Потом я снова услышал о чудодее.

Он по-прежнему живет там, где остановился. Никто с ним не говорил. Он часто выходит из дому поздно вечером; люди глядят на него с любопытством, как обычно глядят на чужаков. Больше ничего не происходит. Возможно, он скоро уедет.

Вчера я его увидел. Странное лицо — широкие скулы, очень темные, глубоко посаженные глаза. По-моему, в нем чувствуется что-то монгольское. Он называет себя Мейснером.

В картине мира, идеального мира, какой себе рисует Штайнер, есть нечто общее с Зеефондом. В этом смысле Штайнер оказался там, где следовало. В городе Дерпте, где родился мой отец, жизнь была куда более зыбкой. Отец вырос в атмосфере непредсказуемости: правивший в городе князь принадлежал к тем самодурам, кто, подобно ястребу, который вдруг стремительно падает сверху вниз на облюбованную жертву, способен неожиданно грубо накинуться на человека, уничтожить его.

Вот почему мой отец и снялся с места — этого я никогда до конца не объяснял жене. Я набросил на свою семейную историю покров заурядности. Жена без раздумий приняла мою версию. Так оно спокойнее.

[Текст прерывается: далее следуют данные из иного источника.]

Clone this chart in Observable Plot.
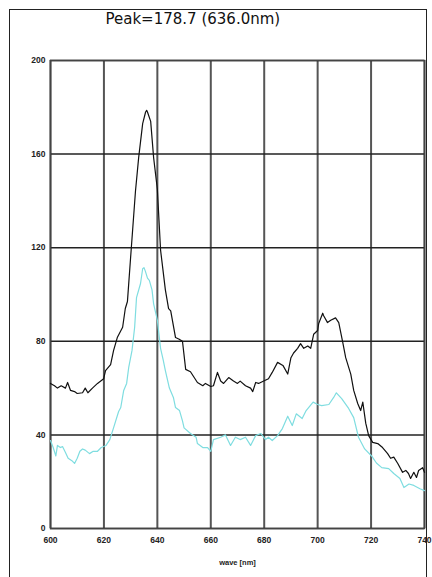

В Зеефонде все идет в ногу с прогрессом. Расчистка улиц и сгоревших кварталов была произведена образцово, тут свое слово сказали и врачи. Два года назад городские власти построили богадельню, убрав, таким образом, с улиц большую часть нищих. Штайнер уверяет, что доволен своим городом. Он прогрессивнее многих других, утверждает Штайнер.

Я с ним, конечно, не спорю. Когда речь заходит о таких вопросах, мне не хватает в споре разумных аргументов. Мне хорошо живется в моем городе, и, насколько я знаю, многим другим тоже. Определение «хорошо» в данном случае относится к внешним обстоятельствам. А мои доводы против этого образа жизни отпадают сами собой, потому что то, чем я недоволен, определению не поддается.